Eyman signaled he has relatively little confidence the state Supreme Court will look kindly on the constitutionality of this year’s proposal to force supermajority tax votes in the Legislature. He filed yet another ballot measure to force lawmakers’ hands.

Under the new proposal filed by Eyman, et al, if legislators won’t send voters a constitutional amendment to require two-thirds majorities for all new taxes, any new taxes without said supermajority will have to be passed again on an annual basis. Or something like that.

The latest supermajority scheme might be worthy of serious study and in-depth legal analysis were it not for one key point. Initiatives to the Legislature are traditionally filed in the summer, because the signatures must be submitted by New Year’s Eve, just before lawmakers are returning to Olympia.

With less than six weeks to gather nearly 250,000 signatures, the initiative had dismal prospects, even before Eyman conceded it’s really just a stalking horse. He won’t gather signatures and plans to submit it again in January as an initiative to the people, at which time he’ll have about five months to collect the needed names.

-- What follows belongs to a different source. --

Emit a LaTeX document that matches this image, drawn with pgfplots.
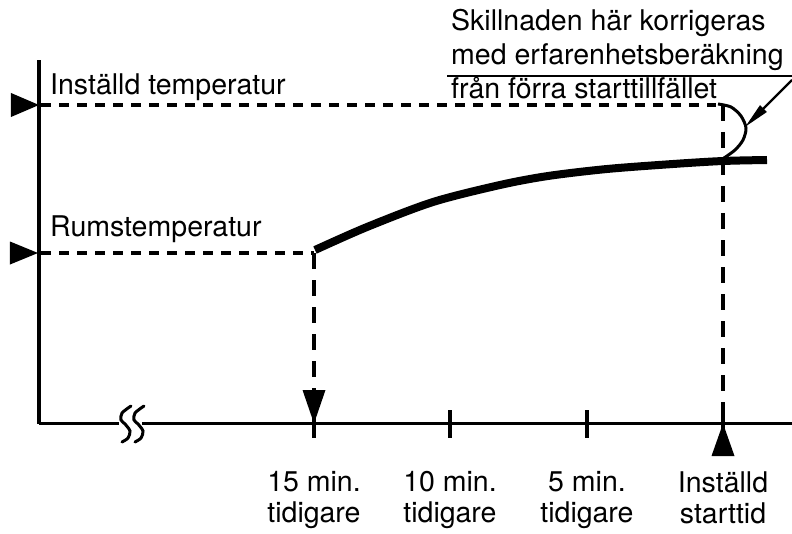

But this iteration, he said, allows the campaign to begin raising money right away, which he did with a steady stream of donation-seeking e-mails to his many fans. Anyone who thinks that’s an over-the-top gambit for someone under state investigation for funny finances in a previous campaign doesn’t really know Eyman, who is nothing if not an aficionado of audacity.

Which explains why he and his main partners, Spokane City Councilor Mike Fagan and Fagan’s father, Jack, wandered down a Capitol Building hallway from the Secretary of State’s office, where initiatives are filed, to the governor’s office for a formal unveiling to the news media. They brought with them ice cream, a reference to a comment they said Jay Inslee made about the tendency of voters to approve things that sound good, just as they are likely to accept a free bowl of ice cream.

Response to I-1366

Meanwhile, in an effort to out-Eyman Eyman, a progressive group filed an initiative that could make it harder for him — for that matter, anyone — to pass ballot measures in low-turnout years. The Northwest Progressive Institute’s proposal, which also has no chance of making the signature deadline, would require at least 50 percent of all registered voters to cast ballots in the election or a ballot measure could not pass.

This is a response to this year’s passage of Eyman’s I-1366, which has about 51.5 percent of voters marking yes, but somewhere south of 40 percent of voters even bothering to turn in their ballots. That means “a small fraction of the state’s electorate can impose laws on everybody else in an election with poor turnout,” the institute’s Andrew Villeneuve said. It is not “true democracy.”

Actually, it is, as long as people had the chance to vote, but just didn’t. Progressives should be careful what they ask for, because some initiatives they might propose in an off-year election, when turnout is often below 50 percent, could fall victim to such a rule.

They made a comparison to the Legislature, where the standard is the majority of the number of legislators, not a majority of those present. In that case, the rule would be passage with yes votes equal to 50 percent of registered voters, not a demand for turnout.

It also would require an initiative that calls for a supermajority on any matter to pass by that same supermajority. While somewhat logical as a defensive position, this has the same problem that they accuse Eyman’s proposals of having, that a minority of voters could have a disproportionate say in things.

Progressives irked by Eyman seem to be wedded to the adage of fighting fire with fire. If this past summer of wildfire has taught us anything, it would be there are usually better tactics to employ.